A encosta, muito íngreme, é um mosaico de matos mediterrânicos e
vinhas em socalcos. Os acessos são em terra batida e, embora difíceis,
proporcionam de todas as perspectivas panorâmicas deslumbrantes do
vale do Douro. Mas, surpresa das surpresas, nenhuma se compara com os
cenários que nos esperam na casa da quinta e futura unidade de
agro-turismo. A obra, de estilo moderno com ressonâncias clássicas, de
arquitectura senhorial, está quase terminada.
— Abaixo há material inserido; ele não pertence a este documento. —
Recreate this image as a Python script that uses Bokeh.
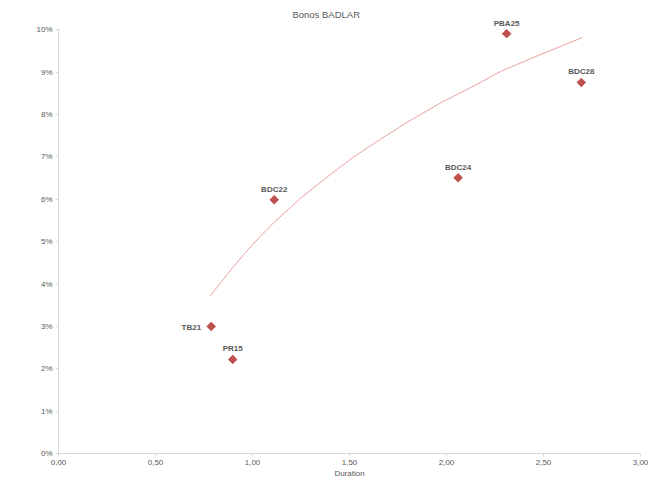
import math
from bokeh.plotting import figure
from bokeh.models import ColumnDataSource, FixedTicker, CustomJSTickFormatter, Range1d, LabelSet, Label
from bokeh.core.properties import value
from bokeh.embed import file_html
from bokeh.resources import INLINE

# Bond data (duration in years, yield in %)
names = ["TB21", "PR15", "BDC22", "BDC24", "PBA25", "BDC28"]
duration = [0.787, 0.898, 1.112, 2.060, 2.310, 2.695]
yields = [3.00, 2.22, 5.99, 6.51, 9.91, 8.76]

# Logarithmic trendline
trend_x = [0.782, 0.870, 0.959, 1.035, 1.112, 1.254, 1.380, 1.518, 1.660, 1.812, 1.975, 2.130, 2.279, 2.490, 2.701]
trend_y = [3.72, 4.23, 4.72, 5.10, 5.46, 6.05, 6.51, 6.99, 7.42, 7.86, 8.29, 8.65, 9.02, 9.43, 9.82]

x_ticks = [0.0, 0.5, 1.0, 1.5, 2.0, 2.5, 3.0]
y_ticks = [0, 1, 2, 3, 4, 5, 6, 7, 8, 9, 10]

FONT = "Liberation Sans"
GREY = "#595959"
RED = "#C0504D"

p = figure(width=648, height=480, output_backend="svg", toolbar_location=None,
           x_range=Range1d(0, 3), y_range=Range1d(0, 10.6),
           min_border_left=58, min_border_right=8, min_border_top=4, min_border_bottom=20)

p.outline_line_color = None
p.xgrid.visible = False
p.ygrid.visible = False

for ax in (p.xaxis[0], p.yaxis[0]):
    ax.axis_line_color = "#D9D9D9"
    ax.major_tick_line_color = "#D9D9D9"
    ax.minor_tick_line_color = None
    ax.major_tick_in = 0
    ax.major_tick_out = 3
    ax.major_label_text_font = FONT
    ax.major_label_text_font_size = "8px"
    ax.major_label_text_color = GREY
    ax.major_label_standoff = 3

p.yaxis.bounds = (0, 10)
p.xaxis.ticker = FixedTicker(ticks=x_ticks)
p.yaxis.ticker = FixedTicker(ticks=y_ticks)
p.xaxis.formatter = CustomJSTickFormatter(code="return tick.toFixed(2).replace('.', ',');")
p.yaxis.formatter = CustomJSTickFormatter(code="return tick.toFixed(0) + '%';")
p.xaxis.axis_label = "Duration"
p.xaxis.axis_label_text_font = FONT
p.xaxis.axis_label_text_font_size = "8px"
p.xaxis.axis_label_text_font_style = "normal"
p.xaxis.axis_label_text_color = GREY
p.xaxis.axis_label_standoff = 1

title = Label(x=1.38, y=10.36, text="Bonos BADLAR", text_align="center", text_baseline="middle",
              text_font=FONT, text_font_size="9.5px", text_color=GREY)
p.add_layout(title)

p.line(trend_x, trend_y, line_color="#E8A09E", line_width=1)

src = ColumnDataSource(dict(x=duration, y=yields, name=names,
                            xo=[-10, 0, 0, 0, 0, 0], yo=[-1, 6, 6, 6, 6, 6],
                            ta=["right", "center", "center", "center", "center", "center"],
                            tb=["middle", "bottom", "bottom", "bottom", "bottom", "bottom"]))
p.scatter("x", "y", source=src, marker="square", size=6, angle=math.pi / 4,
          fill_color=RED, line_color=RED)

labels = LabelSet(x="x", y="y", text="name", source=src, x_offset="xo", y_offset="yo",
                  text_align="ta", text_baseline="tb",
                  text_font=value(FONT), text_font_size="8px", text_font_style="bold", text_color=GREY)
p.add_layout(labels)

open("out.html", "w").write(file_html(p, INLINE))
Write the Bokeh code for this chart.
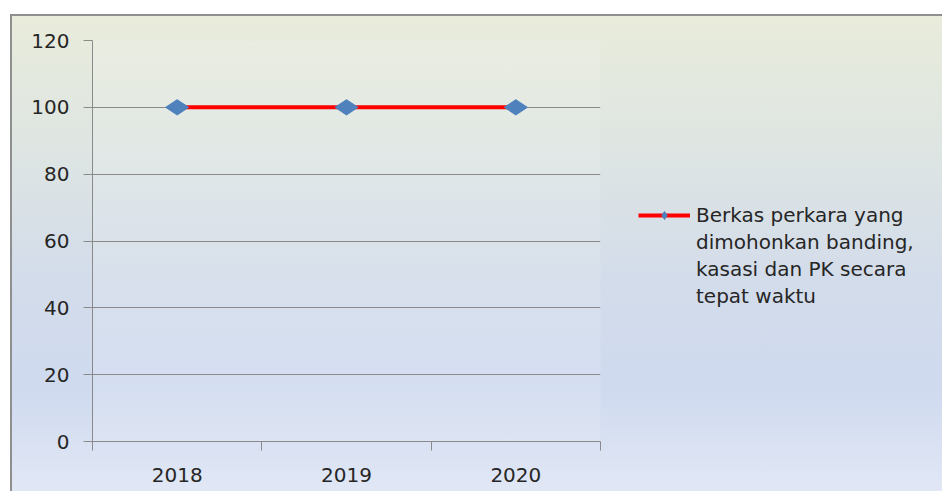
from bokeh.plotting import figure
from bokeh.models import FixedTicker, Legend, LegendItem, Range1d
from bokeh.embed import file_html
from bokeh.resources import INLINE
import math

years = ["2018", "2019", "2020"]
values = [100, 100, 100]
y_ticks = [0, 20, 40, 60, 80, 100, 120]
series_lines = ["Berkas perkara yang", "dimohonkan banding,", "kasasi dan PK secara", "tepat waktu"]

xs = [i + 0.5 for i in range(len(years))]

FONT = "DejaVu Sans"
TXT = "#262626"
AX = "#8a8a8a"
BLUE = "#4f81bd"

p = figure(width=930, height=475, frame_width=508, frame_height=401,
           output_backend="svg", toolbar_location=None,
           x_range=Range1d(0, len(years)), y_range=Range1d(0, 120),
           min_border_left=80, min_border_right=0, min_border_top=24, min_border_bottom=50)
p.styles = {
    "margin-left": "10px", "margin-top": "14px",
    "border-left": "2px solid #8f8f8f", "border-top": "2px solid #8f8f8f",
    "background": "linear-gradient(to bottom, #e9ecdb 0%, #e0e7e1 22%, #d3dcea 55%, #cfdaef 78%, #e1e7f5 100%)",
}
p.border_fill_color = None
p.background_fill_color = "#ffffff"
p.background_fill_alpha = 0.12
p.outline_line_color = None

# axes
p.xaxis.ticker = FixedTicker(ticks=xs, minor_ticks=list(range(len(years) + 1)))
p.xaxis.major_label_overrides = {x: y for x, y in zip(xs, years)}
p.xaxis.major_tick_out = 0
p.xaxis.major_tick_in = 0
p.xaxis.minor_tick_out = 9
p.xaxis.minor_tick_in = 0
p.xaxis.minor_tick_line_color = AX
p.xaxis.major_label_standoff = 17
p.xaxis.axis_line_color = AX

p.yaxis.ticker = FixedTicker(ticks=y_ticks)
p.yaxis.major_tick_out = 9
p.yaxis.major_tick_in = 0
p.yaxis.minor_tick_line_color = None
p.yaxis.major_label_standoff = 14
p.yaxis.axis_line_color = AX
for ax in (p.xaxis, p.yaxis):
    ax.major_tick_line_color = AX
    ax.major_label_text_font = FONT
    ax.major_label_text_font_size = "20px"
    ax.major_label_text_color = TXT

p.xgrid.grid_line_color = None
p.ygrid.grid_line_color = AX
p.ygrid.grid_line_width = 1

ln = p.line(xs, values, line_color="#ff0000", line_width=4)
sc = p.scatter(xs, values, marker="diamond", angle=math.pi / 2, size=23,
               fill_color=BLUE, line_color=BLUE)

# blank legend rows carry the wrapped continuation of the series name
blank = p.line([], [], line_alpha=0)

items = [LegendItem(label=series_lines[0], renderers=[ln, sc])]
items += [LegendItem(label=t, renderers=[blank]) for t in series_lines[1:]]

legend = Legend(items=items,
                location=(38, 133), background_fill_alpha=0, border_line_color=None,
                label_text_font=FONT, label_text_font_size="20px", label_text_color=TXT,
                glyph_width=52, glyph_height=20, label_height=20, spacing=3,
                label_standoff=6, padding=0, margin=0)
p.add_layout(legend, "right")

open("out.html", "w").write(file_html(p, INLINE))
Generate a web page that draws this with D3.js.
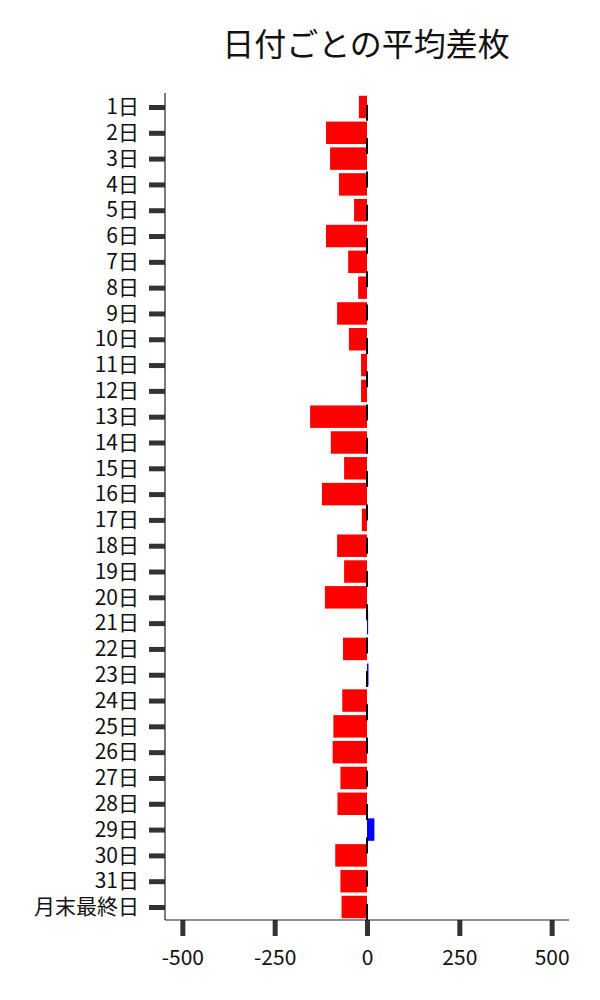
<!DOCTYPE html>
<html><head><meta charset="utf-8">
<script src="https://cdn.jsdelivr.net/npm/d3@7"></script>
<style>body{margin:0;background:#fff;} svg{display:block;}</style>
</head><body>
<svg id="chart" width="600" height="1000"></svg>
<script>
const title = "日付ごとの平均差枚";
const categories = ["1日","2日","3日","4日","5日","6日","7日","8日","9日","10日","11日","12日","13日","14日","15日","16日","17日","18日","19日","20日","21日","22日","23日","24日","25日","26日","27日","28日","29日","30日","31日","月末最終日"];
const values = [-22,-111,-100,-76,-35,-111,-51,-24,-81,-49,-16,-16,-154,-98,-62,-122,-14,-81,-62,-114,3,-65,4,-67,-91,-93,-72,-80,20,-86,-72,-69];
const xTicks = [-500,-250,0,250,500];
const xDomain = [-547,547];

(function(){
const font = "'Noto Sans CJK JP','Noto Sans',sans-serif";
const svg = d3.select("#chart");
const mLeft = 165, mRight = 569, mTop = 93, mBottom = 920;

const x = d3.scaleLinear().domain(xDomain).range([mLeft, mRight]);
const y = d3.scalePoint().domain(categories).range([107, 907]);
const step = y.step();
const barH = step * 0.87;

svg.append("text").attr("x", 366).attr("y", 56).attr("text-anchor","middle")
  .attr("font-family", font).attr("font-size", 32).attr("fill","#111").text(title);

// bars
svg.append("g").selectAll("rect").data(categories.map((c,i)=>({c, v: values[i]})))
  .join("rect")
  .attr("x", d => x(Math.min(0, d.v)))
  .attr("width", d => Math.abs(x(d.v) - x(0)))
  .attr("y", d => y(d.c) - barH/2)
  .attr("height", barH)
  .attr("fill", d => d.v < 0 ? "#ff0000" : "#0000ff");

// zero dashed line (drawn from bottom up)
svg.append("path")
  .attr("d", `M${x(0)},${mBottom}V${mTop}`)
  .attr("stroke", "#000").attr("stroke-width", 2)
  .attr("stroke-dasharray", "16,17.3").attr("fill","none");

// y axis
const yAxis = svg.append("g").attr("transform", `translate(${mLeft},0)`)
  .call(d3.axisLeft(y).tickSize(16).tickPadding(10));
yAxis.select(".domain").remove();
yAxis.selectAll(".tick line").attr("stroke","#333").attr("stroke-width",5);
yAxis.selectAll(".tick text").attr("font-family", font).attr("font-size", 21).attr("fill","#111");

// x axis
const xAxis = svg.append("g").attr("transform", `translate(0,${mBottom})`)
  .call(d3.axisBottom(x).tickValues(xTicks).tickSize(16).tickPadding(14).tickFormat(d => String(d)));
xAxis.select(".domain").remove();
xAxis.selectAll(".tick line").attr("stroke","#333").attr("stroke-width",5);
xAxis.selectAll(".tick text").attr("font-family", font).attr("font-size", 21).attr("fill","#111");

// spines
svg.append("line").attr("x1", mLeft).attr("x2", mLeft).attr("y1", mTop).attr("y2", mBottom)
  .attr("stroke","#222").attr("stroke-width",1.2);
svg.append("line").attr("x1", mLeft).attr("x2", mRight).attr("y1", mBottom).attr("y2", mBottom)
  .attr("stroke","#222").attr("stroke-width",1.2);
})();
</script>
</body></html>
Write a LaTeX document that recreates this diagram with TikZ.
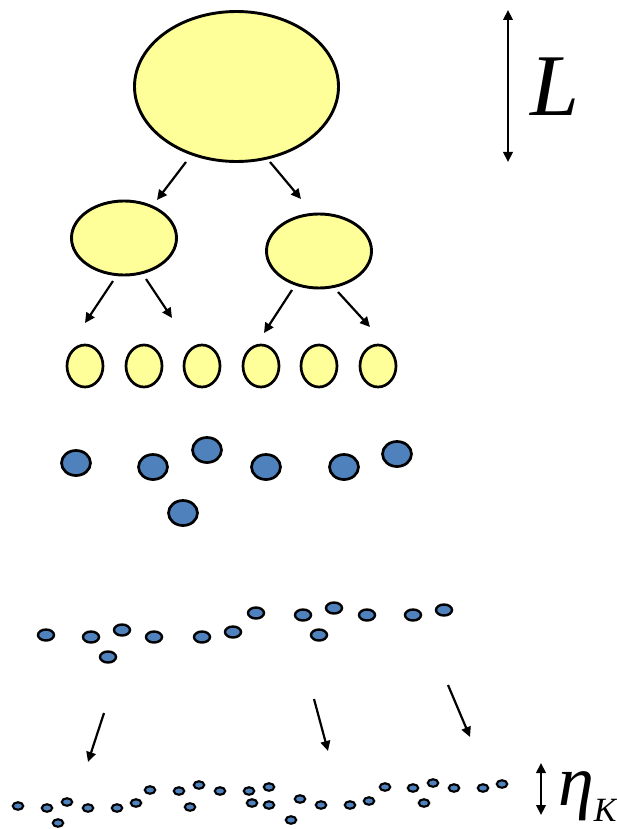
\documentclass[tikz,border=0pt]{standalone}
\usepackage{fontspec}
\setmainfont{Liberation Serif}
\usetikzlibrary{shapes.geometric,arrows.meta}
\definecolor{eddyyellow}{HTML}{FFFF99}
\definecolor{eddyblue}{HTML}{4F81BD}
\begin{document}
\begin{tikzpicture}[x=1pt,y=-1pt,
  eddy/.style={ellipse,draw=black,inner sep=0pt,outer sep=0pt},
  yeddy/.style={eddy,fill=eddyyellow,line width=2.9pt},
  beddy/.style={eddy,fill=eddyblue,line width=2.7pt,minimum width=29pt,minimum height=25pt},
  sdot/.style={eddy,fill=eddyblue,line width=2.4pt,minimum width=16pt,minimum height=11pt},
  tdot/.style={eddy,fill=eddyblue,line width=2.1pt,minimum width=10.5pt,minimum height=7.5pt},
  cascade/.style={-{Triangle[length=10pt,width=9.5pt]},line width=2.2pt},
  scalebar/.style={{Triangle[length=10pt,width=9.5pt]}-{Triangle[length=10pt,width=9.5pt]},line width=2.2pt}]
\useasboundingbox (0,0) rectangle (617,829);

% largest eddy and the first split
\node[yeddy,minimum width=204pt,minimum height=150pt] (top) at (236.5,86.5) {};
\node[yeddy,minimum width=105pt,minimum height=74pt] (midL) at (124,238) {};
\node[yeddy,minimum width=105pt,minimum height=74pt] (midR) at (319,251) {};

\coordinate (a1s) at (186,162); \coordinate (a1e) at (157,200);
\coordinate (a2s) at (270,162); \coordinate (a2e) at (301,199);
\draw[cascade] (a1s) -- (a1e);
\draw[cascade] (a2s) -- (a2e);

% second split
\coordinate (b1s) at (113,281); \coordinate (b1e) at (85,323);
\coordinate (b2s) at (146,279); \coordinate (b2e) at (172,318);
\coordinate (b3s) at (292,290); \coordinate (b3e) at (264,333);
\coordinate (b4s) at (338,292); \coordinate (b4e) at (370,327);
\draw[cascade] (b1s) -- (b1e);
\draw[cascade] (b2s) -- (b2e);
\draw[cascade] (b3s) -- (b3e);
\draw[cascade] (b4s) -- (b4e);

% third generation
\foreach \x [count=\i] in {85,144,202,261,319,378}
  \node[yeddy,line width=2.7pt,minimum width=36pt,minimum height=42pt] (small\i) at (\x,366) {};

% blue eddies
\foreach \x/\y [count=\i] in {76/463,153/467,207/450,266/467,344/467,397/454,183/513}
  \node[beddy] (blue\i) at (\x,\y) {};

% smaller blue eddies
\foreach \x/\y [count=\i] in {46/635,91/637,122/630,154/637,108/657,202/637,233/632,256/613,
                              303/615,334/608,319/635,367/615,413/615,444/610}
  \node[sdot] (sb\i) at (\x,\y) {};

% arrows towards the dissipation range
\coordinate (c1s) at (104,713); \coordinate (c1e) at (88,762);
\coordinate (c2s) at (314,699); \coordinate (c2e) at (328,751);
\coordinate (c3s) at (448,685); \coordinate (c3e) at (470,737);
\draw[cascade] (c1s) -- (c1e);
\draw[cascade] (c2s) -- (c2e);
\draw[cascade] (c3s) -- (c3e);

% smallest eddies
\foreach \x/\y [count=\i] in {18/806,47/808,58/823,67/802,88/808,117/808,136/803,150/790,
                              179/791,190/807,199/785,220/791,249/791,252/803,269/787,269/805,
                              291/820,300/799,321/805,350/805,369/801,385/787,413/788,424/803,
                              433/783,454/788,483/788,502/784}
  \node[tdot] (td\i) at (\x,\y) {};

% scale markers
\coordinate (Ltop) at (508,10); \coordinate (Lbot) at (508,162);
\draw[scalebar] (Ltop) -- (Lbot);
\node (Llabel) at (555,87) {\fontsize{88}{88}\selectfont\itshape L};

\coordinate (etop) at (541,763); \coordinate (ebot) at (541,815);
\draw[scalebar] (etop) -- (ebot);
\node[anchor=base west,inner sep=0pt] (etalabel) at (558,805)
  {\fontsize{72}{72}\selectfont\itshape η\raisebox{-16pt}{\fontsize{34}{34}\selectfont K}};
\end{tikzpicture}
\end{document}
Pela sua localização e
pelo desenho dos quartos, salas e varandas, o Douro parece que entra
casa adentro, gerando planos prodigiosos.
Em redor, estendem-se as vinhas, algumas ao alto, outras em socalcos.
Mais em cima, dissimulados por entre a vegetação, escondem-se muretes
seculares de xisto que já suportaram pequenos terraços de vinha ou de
olival. Alguns estão a ser arroteados de novo, num trabalho quase
arqueológico.
Nesta fase, a área de vinha da Quinta do Pessegueiro (somando todas as
propriedades) é de 20 hectares e poderá subir para 30 hectares, não
mais. É uma área relativamente pequena face aos muitos milhões de
euros (entre os oito e os 10 milhões) que Roger Zannier já investiu no
projecto. Mas o empresário costuma dizer que está a construir algo
para os netos, não olhando, por isso, para a sua rentabilidade
imediata.
Por agora, o que o move é fazer vinhos que se batam com os melhores do
mundo. A gama da Quinta do Pessegueiro incluirá um colheita, um
reserva e um reserva especial. A adega só começou a funcionar em 2010,
mas desde 2006 que João Nicolau de Almeida começou a vinificar, numa
adega alugada, algumas uvas das quintas da empresa. Os dois primeiros
vinhos, dois tintos de 2008 e 2009, foram esta semana apresentados
publicamente, em estreia mundial.
Provámo-los na adega, juntamente com as bases da colheita de 2010, e é
notória a existência de um estilo que se afasta do perfil tradicional
dos vinhos do Douro. João Nicolau de Almeida quer recuperar os
conceitos do avô, Fernando Nicolau de Almeida, o homem que criou o
Barca Velha, apostando em vinhos com mais acidez e menos álcool. Dos
dois vinhos agora apresentados, o Quinta do Pessegueiro Reserva 2008
possui 14% de álcool e passou 21 meses em barricas novas. O Quinta do
Pessegueiro Reserva Especial 2009 tem 13% de álcool e fermentou e
estagiou em tonéis novos e usados.
O primeiro, lote de vinhas velhas, Touriga Franca e Touriga Nacional,
é um vinho terroso e vegetal, com boa fruta na boca, excelente
estrutura e madeira ainda bem evidente. Muito bom. O segundo, lote
ainda mais alargado, juntando uvas das duas quintas, algumas de vinhas
velhas, e também uma parte generosa da cada vez mais mal-amada Tinta
Roriz (importante no Barca Velha, por exemplo), é simplesmente um
vinho extraordinário.
Será esta a referência da Quinta do Pessegueiro. O vinho só é
engarrafado em anos excepcionais. Em 2010, por exemplo, não haverá
reserva especial. O 2009 não tem o tempo que é dado aos vinhos
lendários, mas, mesmo assim, promete ser um caso sério. Delicado e
profundo, elegante e complexo, ressuma pureza e frescura balsâmica,
mostrando uma admirável textura, com taninos de grande qualidade e uma
acidez exaltante. Quase não se sente a madeira, tão boa foi a
integração. Exuberante e rico de aroma, o vinho parece que cresce na
boca, revelando um nervo incrível. Irá custar um pouco mais de 50
euros, mas vale-os. Nasceu um novo grande tinto do Douro.